While not directly related to your question, I want to note that I’d recommend using aws_autoscaling_group to launch EC2 instances from Terraform rather than aws_instance directly. In that case, Terraform simply configures EC2 autoscaling and then autoscaling in turn manages your instances. This is helpful in many situations because EC2 autoscaling can then constantly monitor your instances and replace them if any fail, whereas Terraform can only react to changing infrastructure when you explicitly run it.
Although it’s impossible to say for certain what’s going on with your system from here, my first theory would be that the systemd configuration isn’t quite right and so systemd is not running the script as you intended.
Can you elaborate on this any further? Maybe with a link to proper implementation example?

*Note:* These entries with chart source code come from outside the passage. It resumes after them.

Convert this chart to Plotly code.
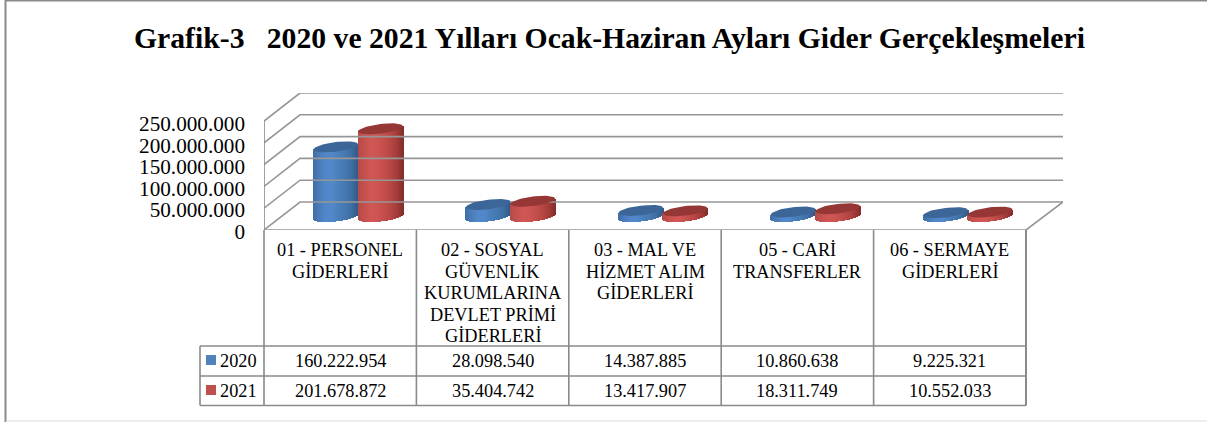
import numpy as np
import plotly.graph_objects as go

W, H = 1207, 422

TITLE = "Grafik-3\u00a0\u00a0\u00a02020 ve 2021 Yılları Ocak-Haziran Ayları Gider Gerçekleşmeleri"
categories = [
    ["01 - PERSONEL", "GİDERLERİ"],
    ["02 - SOSYAL", "GÜVENLİK", "KURUMLARINA", "DEVLET PRİMİ", "GİDERLERİ"],
    ["03 - MAL VE", "HİZMET ALIM", "GİDERLERİ"],
    ["05 - CARİ", "TRANSFERLER"],
    ["06 - SERMAYE", "GİDERLERİ"],
]
series_names = ["2020", "2021"]
values_2020 = [160222954, 28098540, 14387885, 10860638, 9225321]
values_2021 = [201678872, 35404742, 13417907, 18311749, 10552033]
y_ticks = [0, 50000000, 100000000, 150000000, 200000000, 250000000]

LINE = "#8a8a8a"
FONT = "Liberation Serif"
BLUE, RED = "#4F81BD", "#C0504D"
BLUE_RAMP = ["#3f6da6", "#4a7cb8", "#5187cb", "#5088c9", "#4a7fbb", "#4679b2", "#3f6e9f", "#325b8c"]
RED_RAMP = ["#b34a47", "#c4514e", "#cf5654", "#cd5552", "#c34f4c", "#b84744", "#a53e3b", "#852f2d"]
BLUE_CAP, RED_CAP = "#3b6697", "#953735"

# Pixel geometry of the frame
FX0, FX1, BX1 = 264, 1026, 1063
FY0, TOPY = 230, 93
CAT_PX = (FX1 - FX0) / 5
VAL_PX = 50e6 / 21.8          # value per pixel
DX, DY = 36 / CAT_PX, 28 * VAL_PX   # depth offset of the back wall


def px(x):
    return x / W


def py(y):
    return 1 - y / H


def hex_rgb(c):
    return np.array([int(c[i:i + 2], 16) for i in (1, 3, 5)], float)


def shade(ramp, t):
    p = t * (len(ramp) - 1)
    i = min(int(p), len(ramp) - 2)
    c = hex_rgb(ramp[i]) * (1 - (p - i)) + hex_rgb(ramp[i + 1]) * (p - i)
    return "rgb(%d,%d,%d)" % tuple(c.round())


fig = go.Figure()

# Wall and floor lines, through the axes
x_back = -0.5 + (BX1 - FX0) / CAT_PX
for v in y_ticks:
    fig.add_trace(go.Scatter(x=[-0.5, -0.5 + DX, x_back], y=[v, v + DY, v + DY], mode="lines",
                             line=dict(color="#969696", width=1.6), cliponaxis=False,
                             hoverinfo="skip", showlegend=False))
fig.add_trace(go.Scatter(x=[-0.5, -0.5], y=[y_ticks[0], y_ticks[-1]], mode="lines",
                         line=dict(color=LINE, width=1.6), cliponaxis=False,
                         hoverinfo="skip", showlegend=False))
fig.add_trace(go.Scatter(x=[-0.5, 4.5, x_back], y=[0, 0, DY], mode="lines",
                         line=dict(color="#969696", width=1.6), cliponaxis=False,
                         hoverinfo="skip", showlegend=False))
# Carrier of the tick-label axis
fig.add_trace(go.Scatter(x=[-0.5] * len(y_ticks), y=y_ticks, yaxis="y2", mode="markers",
                         marker=dict(opacity=0, size=1), hoverinfo="skip", showlegend=False))

# Cylinders: a run of narrow bars plus an elliptic cap
A = 22.3        # half width, px
B = 4.8         # half height, px
K = 2.6 / A     # tilt
BASE = 13.3 * VAL_PX
CENTRE = 18 / CAT_PX
caps = []
for s, (vals, ramp, cap) in enumerate([(values_2020, BLUE_RAMP, BLUE_CAP), (values_2021, RED_RAMP, RED_CAP)]):
    off = (s * 2 - 1) * A
    for c, val in enumerate(vals):
        u = np.arange(-A + 0.5, A + 0.5, 1.0)
        ux = c + CENTRE + (off + u) / CAT_PX
        low = (K * u - B * np.sqrt(np.clip(1 - (u / A) ** 2, 0, 1))) * VAL_PX + BASE
        top = K * u * VAL_PX + BASE + val
        colors = [shade(ramp, (t + A) / (2 * A)) for t in u]
        fig.add_trace(go.Bar(x=ux, y=top - low, base=low, width=1.25 / CAT_PX,
                             marker=dict(color=colors, line=dict(width=0)),
                             hoverinfo="skip", showlegend=False))
        t = np.linspace(0, 2 * np.pi, 61)
        ex = A * np.cos(t)
        ey = B * np.sin(t) + K * ex
        caps.append(go.Scatter(x=c + CENTRE + (off + ex) / CAT_PX, y=BASE + val + ey * VAL_PX,
                               mode="lines", fill="toself", fillcolor=cap, line=dict(width=0, color=cap),
                               hoverinfo="skip", showlegend=False))
fig.add_traces(caps)

# Data table
TY0, TY1, TY2, TY3 = FY0, 346, 376, 405.5
col_x = [FX0 + CAT_PX * i for i in range(6)]
LEG_X = 200
shapes = []


def seg(x0, y0, x1, y1, width=1.6, color=LINE):
    shapes.append(dict(type="line", xref="paper", yref="paper", x0=px(x0), x1=px(x1), y0=py(y0), y1=py(y1),
                       line=dict(color=color, width=width), layer="above"))


for i, x in enumerate(col_x):
    seg(x, TY0, x, TY3, 2 if i == 5 else 1.6)
seg(LEG_X, TY1, LEG_X, TY3)
for y in (TY1, TY2, TY3):
    seg(LEG_X, y, FX1, y)
# Outer frame
seg(5.5, 0, 5.5, H, 2)
seg(5.5, 0.7, W, 0.7, 1.6)
seg(6, 421, W, 421, 1.2, "#dcdcdc")
# Legend keys
for y, col in ((360, BLUE), (390, RED)):
    shapes.append(dict(type="rect", xref="paper", yref="paper", x0=px(206), x1=px(216),
                       y0=py(y - 5), y1=py(y + 5), line=dict(width=0), fillcolor=col))

notes = []


def text(x, y, s, size=18.3, anchor="center", bold=False):
    notes.append(dict(x=px(x), y=py(y), xref="paper", yref="paper", text="<b>%s</b>" % s if bold else s,
                      xanchor=anchor, yanchor="middle", showarrow=False,
                      font=dict(family=FONT, size=size, color="#000000")))


text(609, 38, TITLE, size=29.7, bold=True)
for i, lines in enumerate(categories):
    cx = (col_x[i] + col_x[i + 1]) / 2
    for j, line in enumerate(lines):
        text(cx, 250 + 21.5 * j, line)
    text(cx, 361, f"{values_2020[i]:,}".replace(",", "."))
    text(cx, 390.5, f"{values_2021[i]:,}".replace(",", "."))
text(218, 360.5, series_names[0], anchor="left")
text(218, 390.5, series_names[1], anchor="left")

y_range = [0, (FY0 - TOPY) * VAL_PX]
fig.update_layout(
    template="none",
    width=W, height=H, autosize=False,
    margin=dict(l=0, r=0, t=0, b=0, pad=0, autoexpand=False),
    paper_bgcolor="white", plot_bgcolor="rgba(0,0,0,0)",
    barmode="overlay", separators=",.", bargap=0,
    shapes=shapes, annotations=notes, showlegend=False,
    xaxis=dict(domain=[px(FX0), px(BX1)], range=[-0.5, x_back], visible=False, fixedrange=True,
               automargin=False),
    yaxis=dict(domain=[py(FY0), py(TOPY)], range=y_range, showticklabels=False,
               showgrid=False, zeroline=False, showline=False, ticks="",
               fixedrange=True, automargin=False),
    yaxis2=dict(domain=[py(FY0 + 1.5), py(95.8)], range=y_range,
                anchor="x", side="left",
                tickmode="array", tickvals=y_ticks, tickformat=",d",
                tickfont=dict(family=FONT, size=21.2, color="#000000"),
                showgrid=False, zeroline=False, showline=False, ticks="",
                ticklabelstandoff=18, fixedrange=True, automargin=False),
)

fig.write_html("out.html", config={"displayModeBar": False},
               post_script="document.body.style.margin='0';document.body.style.overflow='hidden';")
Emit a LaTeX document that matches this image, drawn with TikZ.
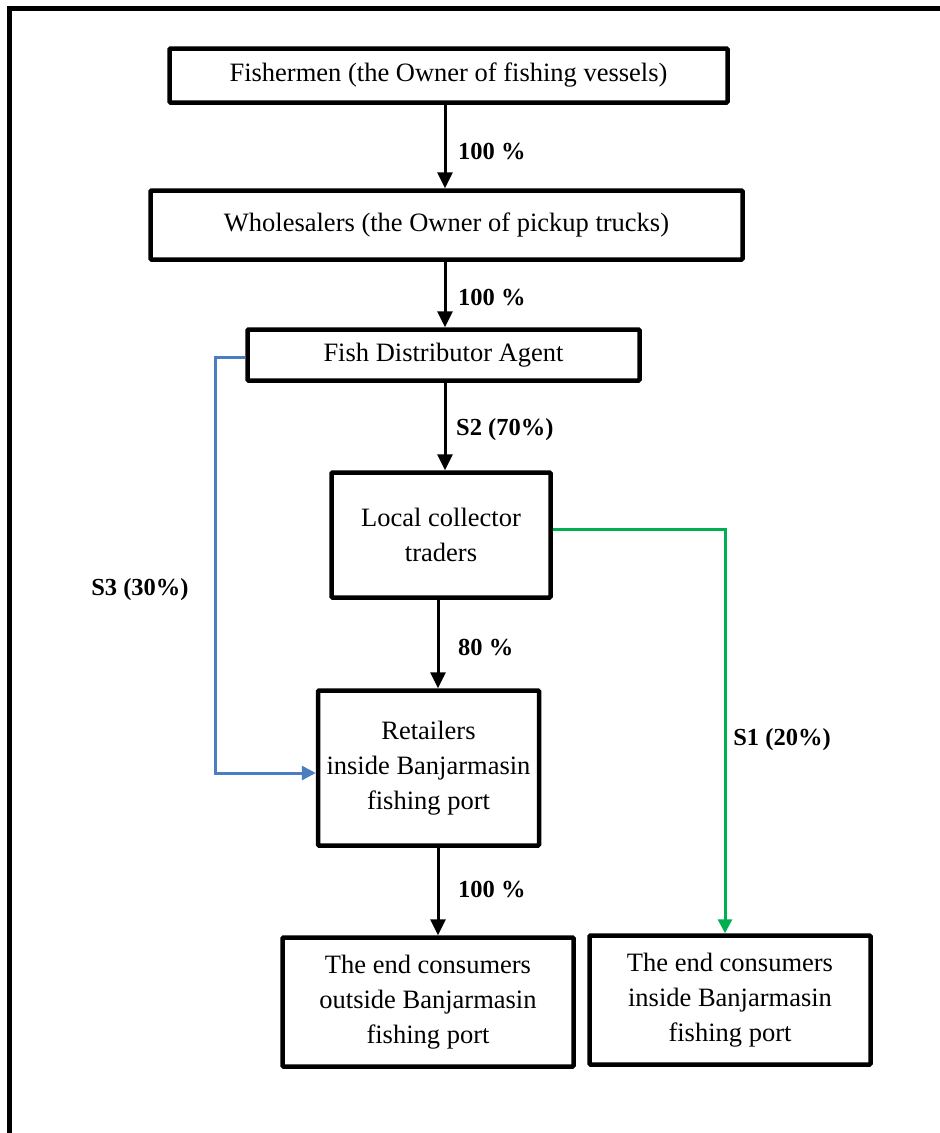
\documentclass[tikz,border=0pt]{standalone}
\usepackage{fontspec}
\setmainfont{Liberation Serif}
\usetikzlibrary{arrows.meta,calc}
\definecolor{sblue}{RGB}{74,126,193}
\definecolor{sgreen}{RGB}{0,176,80}
\begin{document}
\begin{tikzpicture}[x=1pt,y=-1pt,
  box/.style={draw=black,line width=4.5pt,rounded corners=1pt,inner sep=0pt,align=center,
    font=\fontsize{26.5}{35}\selectfont},
  flow/.style={line width=3pt,-{Triangle[length=16pt,width=15pt]}},
  lab/.style={font=\fontsize{24.5}{28}\selectfont\bfseries,inner sep=0pt},
  blueflow/.style={draw=sblue,line width=3pt,-{Triangle[length=14pt,width=14pt]}},
  greenflow/.style={draw=sgreen,line width=3pt,-{Triangle[length=14pt,width=14pt]}}]
\useasboundingbox (0,0) rectangle (940,1133);
\fill[white] (0,0) rectangle (940,1133);
\draw[line width=4.5pt] (9.5,1140) -- (9.5,8.5) -- (950,8.5);

\node[box,minimum width=558pt,minimum height=54pt] (fish) at (448.5,75.5) {Fishermen (the Owner of fishing vessels)};
\node[box,minimum width=592pt,minimum height=69pt] (whole) at (446.5,225) {Wholesalers (the Owner of pickup trucks)};
\node[box,minimum width=392pt,minimum height=51pt] (agent) at (443.5,355) {Fish Distributor Agent};
\node[box,minimum width=219pt,minimum height=125pt] (local) at (441,535) {Local collector\\traders};
\node[box,minimum width=221pt,minimum height=155pt] (retail) at (428.5,768) {Retailers\\inside Banjarmasin\\fishing port};
\node[box,minimum width=291pt,minimum height=129pt] (out) at (428,1002) {The end consumers\\outside Banjarmasin\\fishing port};
\node[box,minimum width=281pt,minimum height=129pt] (in) at (730,1000) {The end consumers\\inside Banjarmasin\\fishing port};

\coordinate (a1) at (445,0);
\coordinate (a2) at (438,0);
\draw[flow] (fish.south -| a1) -- (whole.north -| a1);
\draw[flow] (whole.south -| a1) -- (agent.north -| a1);
\draw[flow] (agent.south -| a1) -- (local.north -| a1);
\draw[flow] (local.south -| a2) -- (retail.north -| a2);
\draw[flow] (retail.south -| a2) -- (out.north -| a2);

\node[lab,anchor=west] (l1) at (458,152) {100 \%};
\node[lab,anchor=west] (l2) at (458,298) {100 \%};
\node[lab,anchor=west] (l3) at (456,430) {S2 (70\%)};
\node[lab,anchor=west] (l4) at (458,648) {80 \%};
\node[lab,anchor=west] (l5) at (458,890) {100 \%};

\coordinate (bx) at (215,0);
\coordinate (by) at (0,773);
\draw[blueflow] ([yshift=-2pt]agent.west) -| (bx |- by) -- (retail.west |- by);
\node[lab] (s3) at (140,590) {S3 (30\%)};

\coordinate (gx) at (725,0);
\coordinate (gy) at (0,529);
\draw[greenflow] (local.east |- gy) -| (in.north -| gx);
\node[lab] (s1) at (782,740) {S1 (20\%)};
\end{tikzpicture}
\end{document}
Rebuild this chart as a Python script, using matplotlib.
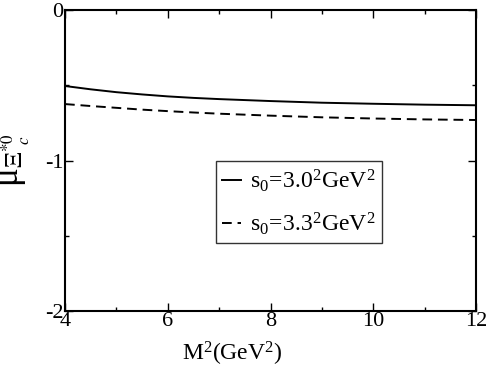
import matplotlib
matplotlib.use('Agg')
import matplotlib.pyplot as plt
from matplotlib.ticker import MultipleLocator

plt.rcParams['font.family'] = 'Liberation Serif'
plt.rcParams['mathtext.fontset'] = 'stix'
plt.rcParams['axes.unicode_minus'] = False

# values
m2 = [4.0, 4.5, 5.0, 5.5, 6.0, 6.5, 7.0, 8.0, 9.0, 10.0, 11.0, 12.0]
mu_s30 = [-0.505, -0.527, -0.546, -0.561, -0.574, -0.584, -0.592, -0.605, -0.616, -0.623, -0.629, -0.633]
mu_s33 = [-0.625, -0.638, -0.650, -0.662, -0.672, -0.681, -0.689, -0.702, -0.713, -0.721, -0.727, -0.731]

fig = plt.figure(figsize=(4.91, 3.68), dpi=100)
ax = fig.add_axes([65/491, 57/368, 411/491, 301/368])

ax.plot(m2, mu_s30, color='black', linewidth=1.4, linestyle='-',
        label=r'$\mathregular{s_0\!=\!3.0^2GeV^2}$')
ax.plot(m2, mu_s33, color='black', linewidth=1.4, linestyle=(0, (5, 3)),
        label=r'$\mathregular{s_0\!=\!3.3^2GeV^2}$')

ax.set_xlim(4, 12)
ax.set_ylim(-2, 0)
ax.xaxis.set_major_locator(MultipleLocator(2))
ax.xaxis.set_minor_locator(MultipleLocator(1))
ax.yaxis.set_major_locator(MultipleLocator(1))
ax.yaxis.set_minor_locator(MultipleLocator(0.5))
ax.tick_params(which='both', direction='in', top=True, right=True, labelsize=16, width=1, pad=1)
ax.tick_params(which='major', length=6)
ax.tick_params(which='minor', length=3)
for s in ax.spines.values():
    s.set_linewidth(1.5)

ax.set_xlabel(r'$\mathregular{M^2(GeV^2)}$', fontsize=17)
ax.xaxis.set_label_coords(0.406, -0.095)
ax.set_ylabel(r'μ$_{\Xi^{*0}_{\;\;c}}$', fontsize=25)
ax.yaxis.set_label_coords(-0.08, 0.5)

leg = ax.legend(loc='center', bbox_to_anchor=(0.569, 0.362), fontsize=17, frameon=True,
                fancybox=False, edgecolor='black', handlelength=0.8, handletextpad=0.4,
                borderpad=0.25, labelspacing=0.7, borderaxespad=0)
leg.get_frame().set_linewidth(1.0)

fig.savefig('out.png', dpi=100)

This is my shutdown service:
[Unit]
Description=Gracefully shut down remnode to avoid database dirty flag
DefaultDependencies=no
Before=shutdown.target reboot.target halt.target
[Service]
Type=oneshot
ExecStart=/root/node_shutdown.sh
[Install]
WantedBy=halt.target reboot.target shutdown.target
and this is the script it calls
#!/bin/bash
remnode_pid=$(pgrep remnode)
if [ -n "$(ps -p $remnode_pid -o pid=)" ]; then
kill -SIGINT $remnode_pid
fi
while [ -n "$(ps -p $remnode_pid -o pid=)" ]
do
sleep 1
done
I’m not knowledgeable enough about systemd to give a definitive answer here, but some quick searching showed various examples of using services with ExecStop set on them pointing to a script that systemd would run when shutting down that service. It looks like you can just set ExecStop without also setting ExecStart. I don’t know if that will work, but hopefully it’s relatively easy to try and see!